● **EXERCISE BRIEF**:
Give only the number of lines that hold the word "this".

● **ENTRIES SHOWN**:
□ □ □

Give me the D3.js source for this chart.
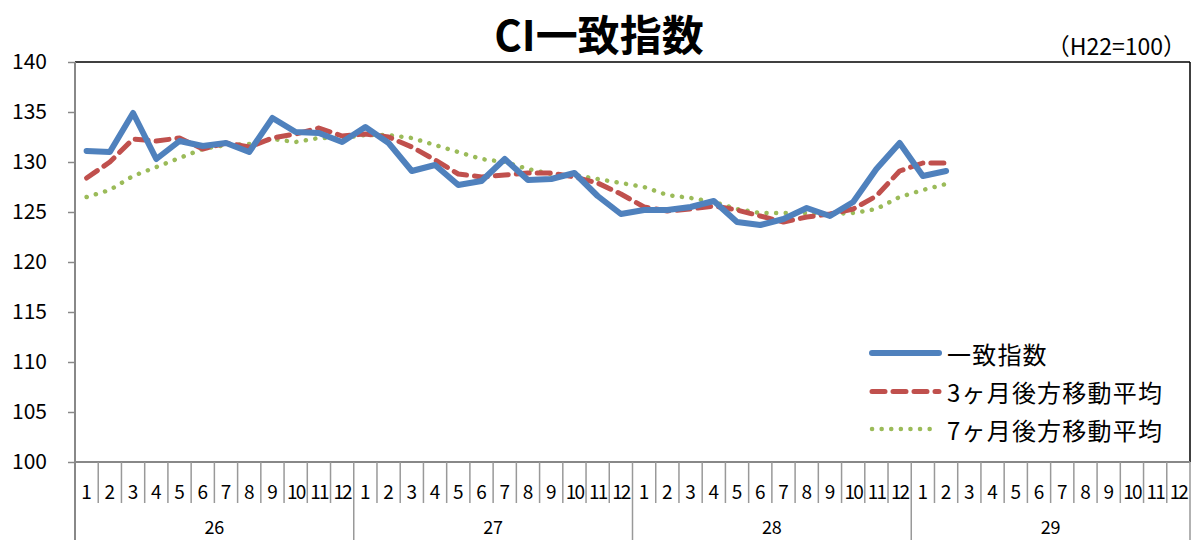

□ □ □

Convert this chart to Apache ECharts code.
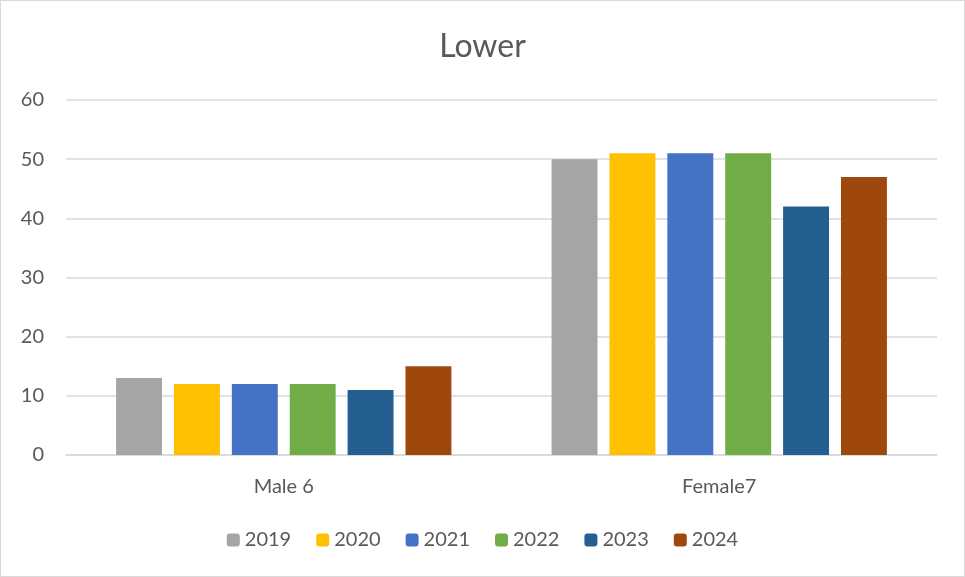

□ □ □

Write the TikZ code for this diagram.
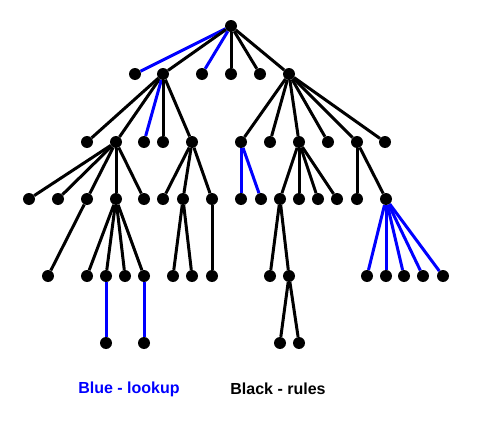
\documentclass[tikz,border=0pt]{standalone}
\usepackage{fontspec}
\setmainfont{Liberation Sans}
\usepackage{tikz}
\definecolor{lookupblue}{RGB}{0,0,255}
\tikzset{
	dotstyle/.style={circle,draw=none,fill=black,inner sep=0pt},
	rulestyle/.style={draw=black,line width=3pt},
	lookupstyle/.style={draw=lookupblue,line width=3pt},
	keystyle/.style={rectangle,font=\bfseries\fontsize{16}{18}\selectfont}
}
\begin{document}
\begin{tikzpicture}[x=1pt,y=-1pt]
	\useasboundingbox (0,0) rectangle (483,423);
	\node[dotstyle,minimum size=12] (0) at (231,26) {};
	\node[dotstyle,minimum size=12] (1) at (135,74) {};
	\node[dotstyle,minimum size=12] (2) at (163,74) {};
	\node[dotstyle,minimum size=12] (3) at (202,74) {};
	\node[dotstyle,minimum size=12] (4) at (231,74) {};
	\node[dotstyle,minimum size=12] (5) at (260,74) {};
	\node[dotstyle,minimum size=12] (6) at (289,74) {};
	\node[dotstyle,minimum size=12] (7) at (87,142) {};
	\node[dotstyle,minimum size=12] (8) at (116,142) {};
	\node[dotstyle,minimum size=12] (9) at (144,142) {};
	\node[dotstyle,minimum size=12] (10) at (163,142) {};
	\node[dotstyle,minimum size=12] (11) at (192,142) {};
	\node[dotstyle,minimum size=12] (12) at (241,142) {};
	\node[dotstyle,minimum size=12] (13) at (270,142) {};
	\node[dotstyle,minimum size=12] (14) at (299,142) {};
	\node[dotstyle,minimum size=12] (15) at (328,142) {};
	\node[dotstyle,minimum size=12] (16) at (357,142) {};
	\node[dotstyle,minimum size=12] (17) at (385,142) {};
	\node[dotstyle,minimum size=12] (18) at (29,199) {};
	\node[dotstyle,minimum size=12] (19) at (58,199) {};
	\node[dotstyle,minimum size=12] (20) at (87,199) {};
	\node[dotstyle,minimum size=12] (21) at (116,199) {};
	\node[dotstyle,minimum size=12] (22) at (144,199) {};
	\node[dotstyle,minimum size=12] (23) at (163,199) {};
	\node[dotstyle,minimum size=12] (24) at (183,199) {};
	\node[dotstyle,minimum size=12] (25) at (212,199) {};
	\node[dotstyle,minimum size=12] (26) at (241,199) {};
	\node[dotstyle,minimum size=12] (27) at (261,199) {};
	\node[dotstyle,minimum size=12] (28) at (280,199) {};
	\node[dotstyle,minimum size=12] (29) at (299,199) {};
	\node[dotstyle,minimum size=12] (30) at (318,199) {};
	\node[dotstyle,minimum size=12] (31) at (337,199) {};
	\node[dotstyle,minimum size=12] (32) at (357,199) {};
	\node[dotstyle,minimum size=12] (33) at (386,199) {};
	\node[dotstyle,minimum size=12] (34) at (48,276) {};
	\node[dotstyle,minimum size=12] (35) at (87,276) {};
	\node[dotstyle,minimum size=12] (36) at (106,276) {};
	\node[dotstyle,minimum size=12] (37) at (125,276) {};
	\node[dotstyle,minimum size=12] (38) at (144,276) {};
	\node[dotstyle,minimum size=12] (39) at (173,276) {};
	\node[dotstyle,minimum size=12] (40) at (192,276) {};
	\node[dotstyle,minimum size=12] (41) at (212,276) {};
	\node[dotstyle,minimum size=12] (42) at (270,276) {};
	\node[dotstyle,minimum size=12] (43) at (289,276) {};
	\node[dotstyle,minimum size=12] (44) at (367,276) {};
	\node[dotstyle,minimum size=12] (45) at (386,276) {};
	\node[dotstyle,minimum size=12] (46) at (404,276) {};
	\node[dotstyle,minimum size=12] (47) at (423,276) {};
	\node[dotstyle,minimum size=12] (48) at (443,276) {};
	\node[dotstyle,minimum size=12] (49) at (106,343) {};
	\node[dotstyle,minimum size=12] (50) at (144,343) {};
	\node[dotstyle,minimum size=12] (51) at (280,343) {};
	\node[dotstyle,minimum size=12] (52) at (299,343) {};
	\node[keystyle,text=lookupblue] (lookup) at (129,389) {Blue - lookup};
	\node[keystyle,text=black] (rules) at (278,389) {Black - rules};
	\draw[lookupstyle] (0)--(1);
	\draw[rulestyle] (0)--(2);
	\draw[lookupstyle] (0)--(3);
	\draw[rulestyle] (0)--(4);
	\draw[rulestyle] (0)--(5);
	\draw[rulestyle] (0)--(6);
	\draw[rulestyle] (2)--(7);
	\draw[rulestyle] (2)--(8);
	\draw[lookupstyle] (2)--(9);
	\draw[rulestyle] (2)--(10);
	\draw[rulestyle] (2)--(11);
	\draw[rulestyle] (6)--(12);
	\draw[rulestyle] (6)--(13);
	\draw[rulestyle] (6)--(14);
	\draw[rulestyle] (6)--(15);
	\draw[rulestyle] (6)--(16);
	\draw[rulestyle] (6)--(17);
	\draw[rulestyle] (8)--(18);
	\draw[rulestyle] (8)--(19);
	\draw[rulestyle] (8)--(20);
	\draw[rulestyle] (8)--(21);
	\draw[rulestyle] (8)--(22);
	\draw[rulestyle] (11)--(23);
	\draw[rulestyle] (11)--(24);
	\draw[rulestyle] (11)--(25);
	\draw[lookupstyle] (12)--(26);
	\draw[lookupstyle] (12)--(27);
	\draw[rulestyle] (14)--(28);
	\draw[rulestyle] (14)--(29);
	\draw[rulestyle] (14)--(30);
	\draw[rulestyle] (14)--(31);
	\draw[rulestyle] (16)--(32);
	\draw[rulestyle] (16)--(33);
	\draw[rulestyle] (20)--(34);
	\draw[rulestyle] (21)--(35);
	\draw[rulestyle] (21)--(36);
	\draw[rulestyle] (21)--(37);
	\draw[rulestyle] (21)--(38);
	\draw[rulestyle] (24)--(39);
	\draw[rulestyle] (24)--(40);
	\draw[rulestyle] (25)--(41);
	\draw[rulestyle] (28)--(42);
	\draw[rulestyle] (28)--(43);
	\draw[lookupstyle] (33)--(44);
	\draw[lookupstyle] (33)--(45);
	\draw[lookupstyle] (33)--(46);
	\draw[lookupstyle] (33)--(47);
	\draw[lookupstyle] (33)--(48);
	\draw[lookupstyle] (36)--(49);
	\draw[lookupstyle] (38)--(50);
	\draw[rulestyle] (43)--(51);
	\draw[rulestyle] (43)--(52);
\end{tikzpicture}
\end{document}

□ □ □

● **OUTPUT OF THE TASK**:
3